これだと強く掴めば掴むほど、これを手放す日が来たらと怖くなる。

 

自分にしかできないことはなんだ

自分に問う思いは、絵、音楽、文章も。

相澤いくえさんの描く漫画「モディリアーニにお願い」や、山口つばささんの描く漫画「ブルーピリオド」のことを思う。

さらに遡ると、ゴッホやモネなどの画家であることを選んだ人の心境を思う。

見つかること、評価、才能、どれもこれも入り混じりながら、それを超えて“これしかない”が歩かせる。

 

 

感じたことない気持ち

知らずにいた想い

この歌詞を聴いた時に、それだ…と自分が何に突き動かされて書いているのかを再認識した。
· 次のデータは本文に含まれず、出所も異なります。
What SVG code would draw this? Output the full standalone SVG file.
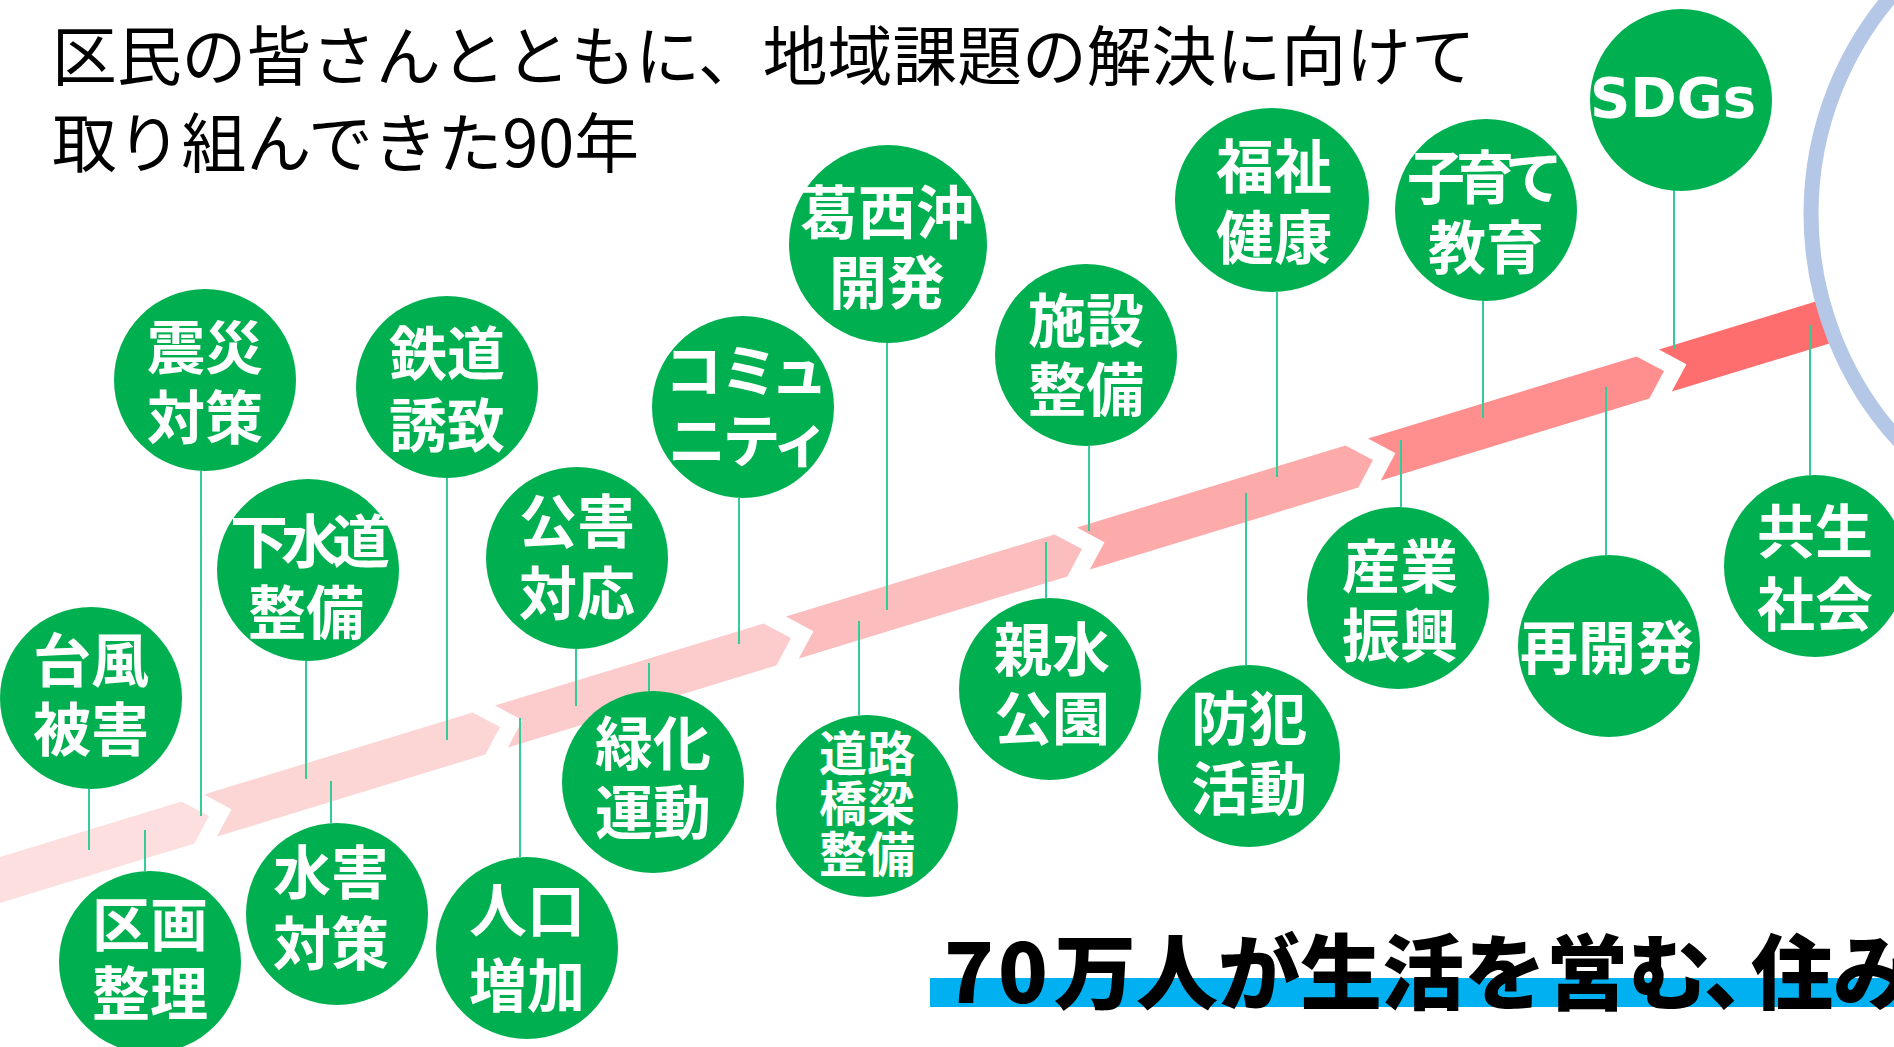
<svg xmlns="http://www.w3.org/2000/svg" width="1894" height="1047" viewBox="0 0 1894 1047">
<style>
.title{font-family:"Noto Sans CJK JP","Noto Sans CJK SC",sans-serif;font-size:64.8px;font-weight:400;fill:#000}
.node circle,.node ellipse{fill:#00B050}
.lbl{font-family:"Noto Sans CJK JP","Noto Sans CJK SC",sans-serif;font-size:58px;font-weight:700;fill:#fff;text-anchor:middle}
.lbl3{font-size:48px}
.lat{font-family:"DejaVu Sans","Verdana",sans-serif;font-size:56px;font-weight:700;fill:#fff;text-anchor:middle}
.con line{stroke:#33CC99;stroke-width:2}
.big{font-family:"Noto Sans CJK JP","Noto Sans CJK SC",sans-serif;font-size:82px;font-weight:900;fill:#000}
</style>
<rect width="1894" height="1047" fill="#fff"/>
<g id="timeline-arrow" transform="translate(209 816) rotate(-17.006)">
<polygon fill="#FDDFDF" points="-260,-22 -22,-22 0,0 -22,22 -260,22"/>
<polygon fill="#FCD5D5" points="1.5,-22 282.3,-22 304.3,0 282.3,22 1.5,22 23.5,0"/>
<polygon fill="#FCCCCC" points="305.8,-22 586.6,-22 608.6,0 586.6,22 305.8,22 327.8,0"/>
<polygon fill="#FBBDBD" points="610.1,-22 890.9,-22 912.9,0 890.9,22 610.1,22 632.1,0"/>
<polygon fill="#FDAAAA" points="914.4,-22 1195.2,-22 1217.2,0 1195.2,22 914.4,22 936.4,0"/>
<polygon fill="#FF8F8F" points="1218.7,-22 1499.5,-22 1521.5,0 1499.5,22 1218.7,22 1240.7,0"/>
<polygon fill="#FF6E6E" points="1523,-22 1760,-22 1760,22 1523,22 1545,0"/>
</g>
<g id="goal-circle"><circle cx="2147" cy="214" r="336" fill="#fff" stroke="#B4C7E7" stroke-width="15"/></g>
<g id="connectors" class="con">
<line x1="89" y1="789" x2="89" y2="850"/>
<line x1="145" y1="830" x2="145" y2="871"/>
<line x1="201" y1="471" x2="201" y2="816"/>
<line x1="306" y1="661" x2="306" y2="779"/>
<line x1="331" y1="781" x2="331" y2="823"/>
<line x1="447" y1="478" x2="447" y2="740"/>
<line x1="520" y1="718" x2="520" y2="857"/>
<line x1="576" y1="649" x2="576" y2="706"/>
<line x1="649" y1="663" x2="649" y2="692"/>
<line x1="739" y1="498" x2="739" y2="644"/>
<line x1="887" y1="343" x2="887" y2="610"/>
<line x1="859" y1="621" x2="859" y2="715"/>
<line x1="1089" y1="446" x2="1089" y2="531"/>
<line x1="1046" y1="542" x2="1046" y2="598"/>
<line x1="1277" y1="292" x2="1277" y2="477"/>
<line x1="1246" y1="493" x2="1246" y2="665"/>
<line x1="1483" y1="300" x2="1483" y2="418"/>
<line x1="1401" y1="440" x2="1401" y2="507"/>
<line x1="1674" y1="190" x2="1674" y2="349"/>
<line x1="1606" y1="387" x2="1606" y2="555"/>
<line x1="1810" y1="325" x2="1810" y2="475"/>
</g>
<g id="n-taifu" class="node"><circle cx="91" cy="698" r="91"/><text class="lbl"><tspan x="91" y="682">台風</tspan><tspan x="91" y="751">被害</tspan></text></g>
<g id="n-kukaku" class="node"><circle cx="150" cy="962" r="91"/><text class="lbl"><tspan x="150" y="946">区画</tspan><tspan x="150" y="1015">整理</tspan></text></g>
<g id="n-shinsai" class="node"><circle cx="205" cy="380" r="91"/><text class="lbl"><tspan x="205" y="369">震災</tspan><tspan x="205" y="439">対策</tspan></text></g>
<g id="n-gesuido" class="node"><circle cx="308" cy="570" r="91"/><text class="lbl"><tspan x="310" y="563" textLength="160" lengthAdjust="spacing">下水道</tspan><tspan x="306" y="634">整備</tspan></text></g>
<g id="n-suigai" class="node"><circle cx="337" cy="914" r="91"/><text class="lbl"><tspan x="331" y="894">水害</tspan><tspan x="331" y="965">対策</tspan></text></g>
<g id="n-tetsudo" class="node"><circle cx="447" cy="387" r="91"/><text class="lbl"><tspan x="447" y="375">鉄道</tspan><tspan x="447" y="447">誘致</tspan></text></g>
<g id="n-jinko" class="node"><circle cx="527" cy="948" r="91"/><text class="lbl"><tspan x="527" y="932">人口</tspan><tspan x="527" y="1007">増加</tspan></text></g>
<g id="n-kogai" class="node"><circle cx="577" cy="558" r="91"/><text class="lbl"><tspan x="577" y="543">公害</tspan><tspan x="577" y="615">対応</tspan></text></g>
<g id="n-ryokuka" class="node"><circle cx="653" cy="782" r="91"/><text class="lbl"><tspan x="653" y="765">緑化</tspan><tspan x="653" y="834">運動</tspan></text></g>
<g id="n-community" class="node"><circle cx="743" cy="407" r="91"/><text class="lbl" style="font-feature-settings:'palt'"><tspan x="745" y="392">コミュ</tspan><tspan x="745" y="462">ニティ</tspan></text></g>
<g id="n-kasaioki" class="node"><circle cx="888" cy="244" r="99"/><text class="lbl"><tspan x="887" y="234">葛西沖</tspan><tspan x="887" y="304">開発</tspan></text></g>
<g id="n-doro" class="node"><circle cx="867" cy="806" r="91"/><text class="lbl lbl3"><tspan x="867" y="771">道路</tspan><tspan x="867" y="821">橋梁</tspan><tspan x="867" y="872">整備</tspan></text></g>
<g id="n-shisetsu" class="node"><circle cx="1086" cy="355" r="91"/><text class="lbl"><tspan x="1086" y="342">施設</tspan><tspan x="1086" y="411">整備</tspan></text></g>
<g id="n-shinsui" class="node"><circle cx="1050" cy="689" r="91"/><text class="lbl"><tspan x="1052" y="671">親水</tspan><tspan x="1052" y="740">公園</tspan></text></g>
<g id="n-fukushi" class="node"><ellipse cx="1272" cy="200" rx="97" ry="92"/><text class="lbl"><tspan x="1274" y="188">福祉</tspan><tspan x="1274" y="259">健康</tspan></text></g>
<g id="n-bohan" class="node"><circle cx="1249" cy="756" r="91"/><text class="lbl"><tspan x="1249" y="740">防犯</tspan><tspan x="1249" y="810">活動</tspan></text></g>
<g id="n-kosodate" class="node"><circle cx="1486" cy="210" r="91"/><text class="lbl"><tspan x="1485" y="199" textLength="156" lengthAdjust="spacing">子育て</tspan><tspan x="1486" y="269">教育</tspan></text></g>
<g id="n-sangyo" class="node"><circle cx="1398" cy="598" r="91"/><text class="lbl"><tspan x="1400" y="588">産業</tspan><tspan x="1400" y="657">振興</tspan></text></g>
<g id="n-sdgs" class="node"><circle cx="1681" cy="100" r="91"/><text class="lat" x="1673" y="117">SDGs</text></g>
<g id="n-saikaihatsu" class="node"><circle cx="1609" cy="646" r="91"/><text class="lbl" x="1607" y="669">再開発</text></g>
<g id="n-kyosei" class="node"><circle cx="1815" cy="566" r="91"/><text class="lbl"><tspan x="1815" y="553">共生</tspan><tspan x="1815" y="626">社会</tspan></text></g>
<g id="tagline">
<rect x="930" y="978" width="964" height="29" fill="#00B0F0"/>
<text class="big" y="1003"><tspan x="944">7</tspan><tspan x="998">0</tspan><tspan x="1054">万人が生活を営む</tspan><tspan x="1704" style="font-feature-settings:'palt'">、</tspan><tspan x="1751">住み</tspan></text>
</g>
<g id="title">
<text class="title"><tspan x="52" y="80">区民の皆さんとともに、地域課題の解決に向けて</tspan><tspan x="52" y="167">取り組んできた90年</tspan></text>
</g>
</svg>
悲しくなるほど胸が高鳴る感覚は、この時にしか味わえない。

 

あの日踏み出して

初めて感じたこの痛みも全部

好きなものと向き合うことで

触れたまだ小さな光

大丈夫、行こう、あとは楽しむだけだ

 

「群青」はどこまでも、つくる人のそばにある曲だと感じた。

踏み出せているかはわからない。

まだまだ足りていないと思ってる。

時間がないとずっと焦っていた。いつかやめなくてはいけないと急いでいた。だけど根付いてしまった書くことは、どんな形を今後辿ろうと、やめられないのだろうと思い始めている。

せめてもうしばらくは、これを続けていたい。

 

かけがえのない僕だ

“ありのままの”という言葉のあとに、“かけがえのない僕だ”と続いたことに、初めは綺麗にまとまってしまったと思ったけれど、

“僕だ”と言っているんだと理解してから、君へ送るのではなく自己肯定の言葉なんだとわかった。

自分の作る何かに価値を見出すのも、追求したくなることの一つかもしれない。

ただ、“かけがえのない僕だ”と言えるようになることは、どんなものを作る自分だとしても受け入れていける扉の鍵なのではと思った。

 

まっさらなキャンバスを前に、インクのついた筆を取って立ち尽くすような。

途方もなさと、描き始めたら止まらなくなっていく躍動感を「群青」から感じる。

 

渋谷に行った日、何も知らないで見つけた「ブルーピリオド」の展示。

ご自由にと置かれていてそっと手に取った、白い塗り絵式のポストカードと、渋谷のビルを前に筆を持つ主人公のイラストシール。

貰っていてよかったなと思う。直感の通りに、今は宝物になった。

 

私もきっと手のひらに筆を握っている。

どんなキャンバスに、どんな色で。

今持つこの筆の先についた色も結局わからないけど、描くなら大きなキャンバスに。